Did I just blaspheme? Well, let’s inject some reason. I think Steve was wrong about the iPhone being the best-ever iPod because it wasn’t an evolution in the iPod design, it was a compromise between having a portable media player and a portable communications platform (phone, email, and web browsing) in the same device. For example, the touchscreen uses the electrical conductivity of your skin, which is why you have to use your bare fingers. The nano and classic iPod have physical controls, which I find dead-simple to operate with gloved hands or in my pocket. And I didn’t have to change which application or orientation my nano was in before I started operating it; let’s be plain, Cover Flow flat out sucks.
The iPhone isn’t even the best phone I’ve had. Answering my old RAZR was simple: I just flipped up the cover with my thumb. Answering my iPhone means scrambling to get my gloves off to operate the touchscreen (I wish pressing the home button answered). Speed dialing an older phone meant holding a single button: calling someone on my iPhone can easily take 7 taps. Hanging up with a physical control felt more decisive than tapping a piece of glass and looking to make sure it worked.

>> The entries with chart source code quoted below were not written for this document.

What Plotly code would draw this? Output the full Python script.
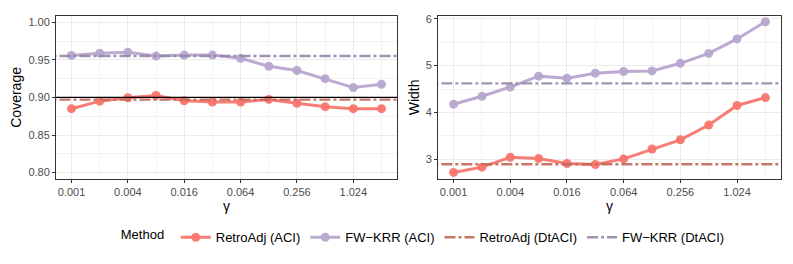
import math
import plotly.graph_objects as go
from plotly.subplots import make_subplots

gamma = [0.001, 0.002, 0.004, 0.008, 0.016, 0.032, 0.064, 0.128, 0.256, 0.512, 1.024, 2.048]
tick_vals = [0.001, 0.004, 0.016, 0.064, 0.256, 1.024]
tick_text = ["0.001", "0.004", "0.016", "0.064", "0.256", "1.024"]
minor_x = [0.002, 0.008, 0.032, 0.128, 0.512, 2.048]

cov_retro_aci = [0.885, 0.895, 0.8995, 0.9026, 0.8956, 0.8938, 0.8938, 0.8973, 0.8921, 0.8877, 0.885, 0.885]
cov_fw_aci = [0.9559, 0.9589, 0.9602, 0.955, 0.9563, 0.9563, 0.952, 0.9415, 0.9358, 0.9249, 0.9131, 0.9174]
cov_retro_dt = 0.897
cov_fw_dt = 0.955
target = 0.90

wid_retro_aci = [2.718, 2.831, 3.042, 3.014, 2.908, 2.887, 3.007, 3.218, 3.415, 3.732, 4.148, 4.317]
wid_fw_aci = [4.176, 4.345, 4.542, 4.775, 4.732, 4.838, 4.873, 4.887, 5.049, 5.261, 5.570, 5.937]
wid_retro_dt = 2.894
wid_fw_dt = 4.620

names = ["RetroAdj (ACI)", "FW\u2212KRR (ACI)", "RetroAdj (DtACI)", "FW\u2212KRR (DtACI)"]
col_retro = "rgba(248,118,109,0.95)"
col_fw = "rgba(183,166,207,0.95)"
col_retro_dt = "rgba(192,104,90,0.9)"
col_fw_dt = "rgba(148,136,166,0.9)"
dash_pat = "11px,3px,3px,3px"

FONT = "Liberation Sans, Arial, sans-serif"

fig = make_subplots(rows=1, cols=2)

def add_panel(col, retro, fw, retro_dt, fw_dt, show):
    fig.add_trace(go.Scatter(x=gamma, y=retro, mode="lines+markers", name=names[0],
                             line=dict(color=col_retro, width=3), marker=dict(size=9, color=col_retro),
                             showlegend=show, legendgroup="a"), row=1, col=col)
    fig.add_trace(go.Scatter(x=gamma, y=fw, mode="lines+markers", name=names[1],
                             line=dict(color=col_fw, width=3), marker=dict(size=9, color=col_fw),
                             showlegend=show, legendgroup="b"), row=1, col=col)
    xs = [gamma[0] / 2.2, gamma[-1] * 2.2]
    fig.add_trace(go.Scatter(x=xs, y=[retro_dt, retro_dt], mode="lines", name=names[2],
                             line=dict(color=col_retro_dt, width=2.4, dash=dash_pat),
                             showlegend=show, legendgroup="c"), row=1, col=col)
    fig.add_trace(go.Scatter(x=xs, y=[fw_dt, fw_dt], mode="lines", name=names[3],
                             line=dict(color=col_fw_dt, width=2.4, dash=dash_pat),
                             showlegend=show, legendgroup="d"), row=1, col=col)

add_panel(1, cov_retro_aci, cov_fw_aci, cov_retro_dt, cov_fw_dt, True)
add_panel(2, wid_retro_aci, wid_fw_aci, wid_retro_dt, wid_fw_dt, False)

fig.add_hline(y=target, line=dict(color="black", width=1.2), row=1, col=1)

lg2 = math.log10(2)
xr = [math.log10(gamma[0]) - 0.55 * lg2, math.log10(gamma[-1]) + 0.55 * lg2]

axis_common = dict(
    showline=True, linecolor="#333333", linewidth=1, mirror=True,
    gridcolor="#EBEBEB", gridwidth=1, zeroline=False,
    ticks="outside", ticklen=3, tickcolor="#333333",
    tickfont=dict(family=FONT, size=11, color="#4D4D4D"),
)
for c in (1, 2):
    fig.update_xaxes(type="log", range=xr, tickvals=tick_vals, ticktext=tick_text,
                     minor=dict(tickvals=minor_x, showgrid=True, gridcolor="#F3F3F3", ticks=""),
                     title=dict(text="\u03b3", font=dict(family=FONT, size=14, color="black"), standoff=0),
                     row=1, col=c, **axis_common)

fig.update_yaxes(range=[0.7915, 1.0085], tickvals=[0.80, 0.85, 0.90, 0.95, 1.00],
                 ticktext=["0.80", "0.85", "0.90", "0.95", "1.00"],
                 minor=dict(tickvals=[0.825, 0.875, 0.925, 0.975], showgrid=True, gridcolor="#F3F3F3", ticks=""),
                 title=dict(text="Coverage", font=dict(family=FONT, size=14, color="black"), standoff=3),
                 row=1, col=1, **axis_common)
fig.update_yaxes(range=[2.578, 6.063], tickvals=[3, 4, 5, 6], ticktext=["3", "4", "5", "6"],
                 minor=dict(tickvals=[3.5, 4.5, 5.5], showgrid=True, gridcolor="#F3F3F3", ticks=""),
                 title=dict(text="Width", font=dict(family=FONT, size=14, color="black"), standoff=2),
                 row=1, col=2, **axis_common)

fig.update_layout(
    width=793, height=264,
    margin=dict(l=0, r=0, t=0, b=0),
    paper_bgcolor="white", plot_bgcolor="white",
    font=dict(family=FONT, size=12, color="black"),
    xaxis=dict(domain=[56 / 793, 397 / 793]),
    xaxis2=dict(domain=[438 / 793, 781 / 793]),
    yaxis=dict(domain=[1 - 178 / 264, 1 - 13 / 264]),
    yaxis2=dict(domain=[1 - 178 / 264, 1 - 13 / 264]),
    legend=dict(orientation="h", x=0.535, xanchor="center", y=1 - 237 / 264, yanchor="middle",
                title=dict(text="Method ", side="left", font=dict(family=FONT, size=13)),
                font=dict(family=FONT, size=13), itemwidth=30, tracegroupgap=0,
                bgcolor="rgba(0,0,0,0)"),
)

fig.write_html("out.html", config={"displayModeBar": False},
               post_script="document.body.style.margin='0';document.body.style.overflow='hidden';")
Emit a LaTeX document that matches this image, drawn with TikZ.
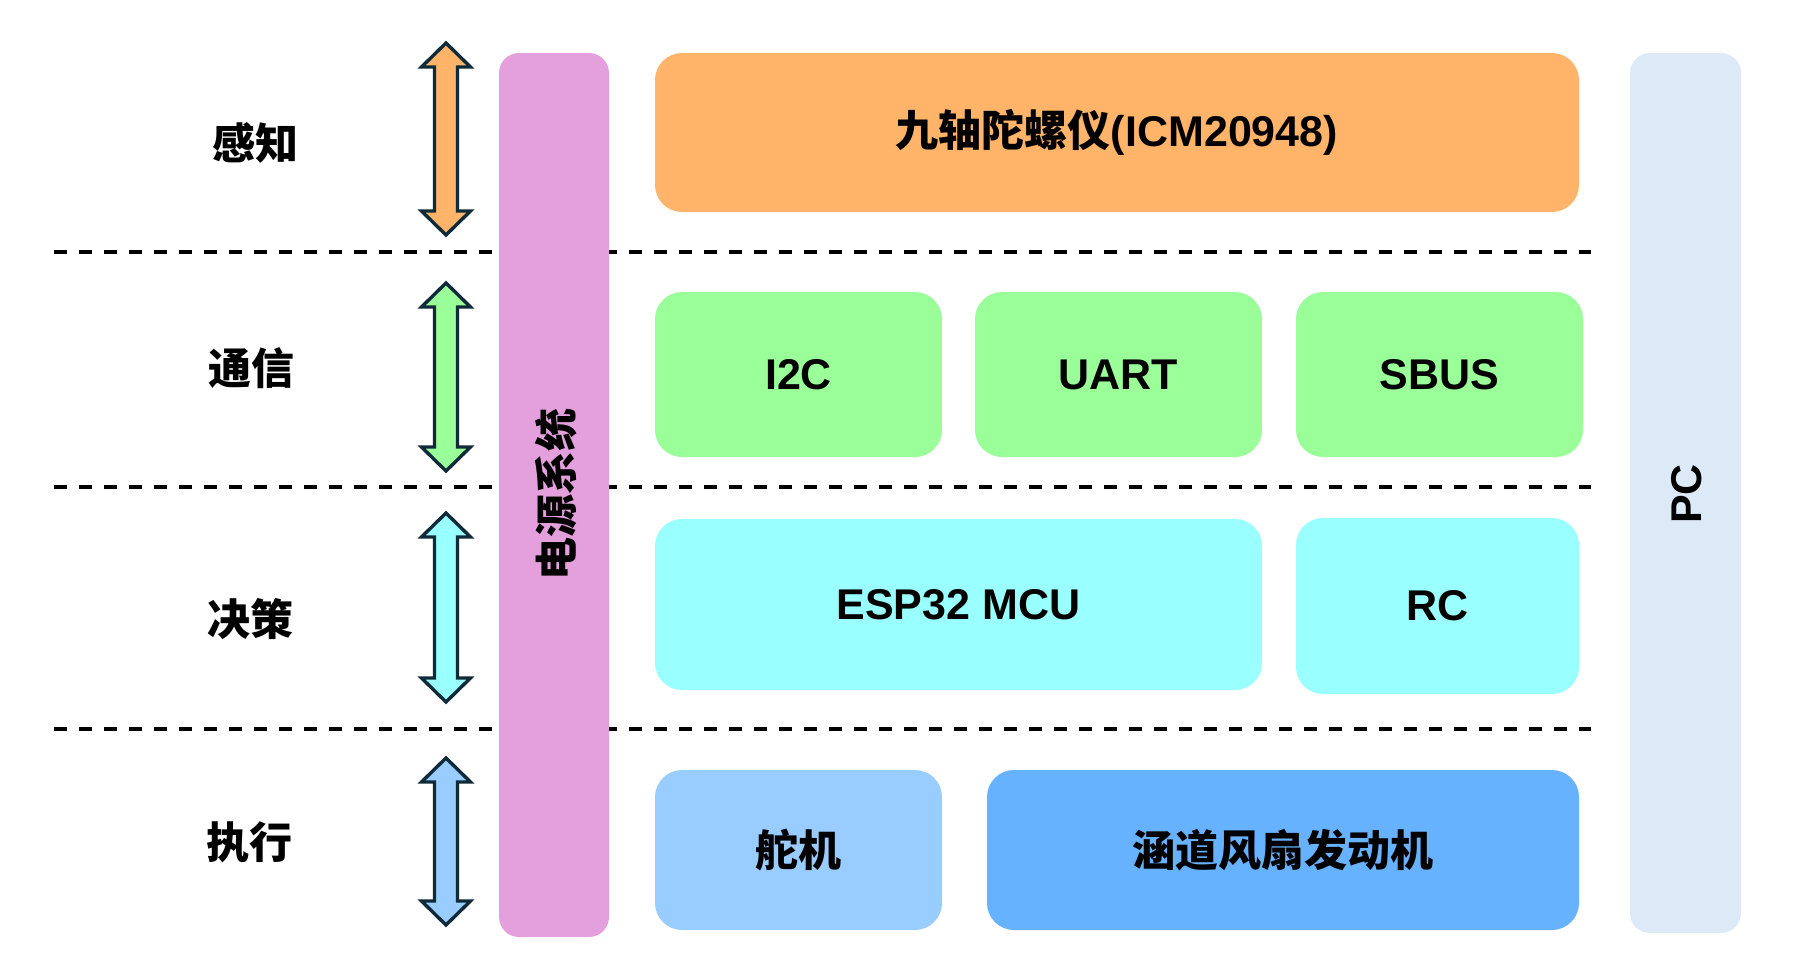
\documentclass[tikz,border=0pt]{standalone}
\usepackage{fontspec}
\setmainfont{Liberation Sans}
\newfontfamily\cjk{Noto Sans CJK SC}
\definecolor{cOrange}{HTML}{FFB469}
\definecolor{cGreen}{HTML}{9BFF99}
\definecolor{cCyan}{HTML}{99FFFF}
\definecolor{cLBlue}{HTML}{99CCFF}
\definecolor{cBlue}{HTML}{66B2FF}
\definecolor{cPink}{HTML}{E4A0DC}
\definecolor{cPC}{HTML}{DCE9F6}
\definecolor{cEdge}{HTML}{0F2A38}
\tikzset{
  txt/.style={font=\fontsize{21.5pt}{26pt}\selectfont\bfseries, text=black},
  blockbox/.style={txt, rounded corners=13.5pt, draw=none, inner sep=0pt},
  barbox/.style={txt, rounded corners=10pt, draw=none, inner sep=0pt},
  layerline/.style={line width=1.65pt, dash pattern=on 6.5pt off 6pt, black},
  dblarrow/.style={draw=cEdge, line width=1.7pt, line join=miter},
}
\newcommand{\dblarr}[4]{% #1 center x, #2 top, #3 bottom, #4 colour
  \filldraw[dblarrow, fill=#4]
    (#1,#2) -- ++(24.5,24) -- ++(-13,0) -- (#1+11.5,#3-24) -- ++(13,0) -- (#1,#3)
    -- ++(-24.5,-24) -- ++(13,0) -- (#1-11.5,#2+24) -- ++(-13,0) -- cycle;
}
\begin{document}
\begin{tikzpicture}[x=0.5pt,y=-0.5pt]
\path[use as bounding box] (0,0) rectangle (1801,959);

% layer separators
\coordinate (l1a) at (54,252);  \coordinate (l1b) at (1591,252);
\coordinate (l2a) at (54,487);  \coordinate (l2b) at (1591,487);
\coordinate (l3a) at (54,729);  \coordinate (l3b) at (1591,729);
\draw[layerline] (l1a) -- (l1b);
\draw[layerline] (l2a) -- (l2b);
\draw[layerline] (l3a) -- (l3b);

% layer labels
\node[txt] (sense) at (255,143) {\cjk 感知};
\node[txt] (comm)  at (251,368) {\cjk 通信};
\node[txt] (dec)   at (250,619) {\cjk 决策};
\node[txt] (act)   at (249,842) {\cjk 执行};

% double arrows
\dblarr{446}{43}{235}{cOrange}
\dblarr{446}{283}{471}{cGreen}
\dblarr{446}{513}{702}{cCyan}
\dblarr{446}{758}{925}{cLBlue}

% power bar
\node[barbox, fill=cPink, minimum width=55pt, minimum height=442pt] (power) at (554,495) {};
\node[txt, rotate=90] (powertxt) at (556,494) {\cjk 电源系统};

% PC bar
\node[barbox, fill=cPC, minimum width=55.5pt, minimum height=440pt] (pc) at (1685.5,493) {};
\node[txt, rotate=90] (pctxt) at (1687,494) {PC};

% blocks
\node[blockbox, fill=cOrange, minimum width=462pt, minimum height=79.5pt] (imu) at (1117,132.5) {{\cjk 九轴陀螺仪}(ICM20948)};
\node[blockbox, fill=cGreen, minimum width=143.5pt, minimum height=82.5pt] (i2c) at (798.5,374.5) {I2C};
\node[blockbox, fill=cGreen, minimum width=143.5pt, minimum height=82.5pt] (uart) at (1118.5,374.5) {UART};
\node[blockbox, fill=cGreen, minimum width=143.5pt, minimum height=82.5pt] (sbus) at (1439.5,374.5) {SBUS};
\node[blockbox, fill=cCyan, minimum width=303.5pt, minimum height=85.5pt] (esp) at (958.5,604.5) {ESP32 MCU};
\node[blockbox, fill=cCyan, minimum width=141.5pt, minimum height=88pt] (rc) at (1437.5,606) {RC};
\node[blockbox, fill=cLBlue, minimum width=143.5pt, minimum height=80pt] (servo) at (798.5,850) {\cjk 舵机};
\node[blockbox, fill=cBlue, minimum width=296pt, minimum height=80pt] (edf) at (1283,850) {\cjk 涵道风扇发动机};
\end{tikzpicture}
\end{document}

All that said, there are a lot of things that the iPhone can do that no other phone or media player can do (or at least not as well, I expect). I’m definitely much more satisfied with my iPhone than my previous setup. For all the benifits—ubiquitous web access, maps & GPS, and increasingly for apps—I’m perfectly willing to make some compromises. Let’s just be clear that there are compromises.
Though my non-techie girlfriend does tell me that despite being an Apple geek, I’m a little cooler for not being totally satisfied with one of Steve’s products.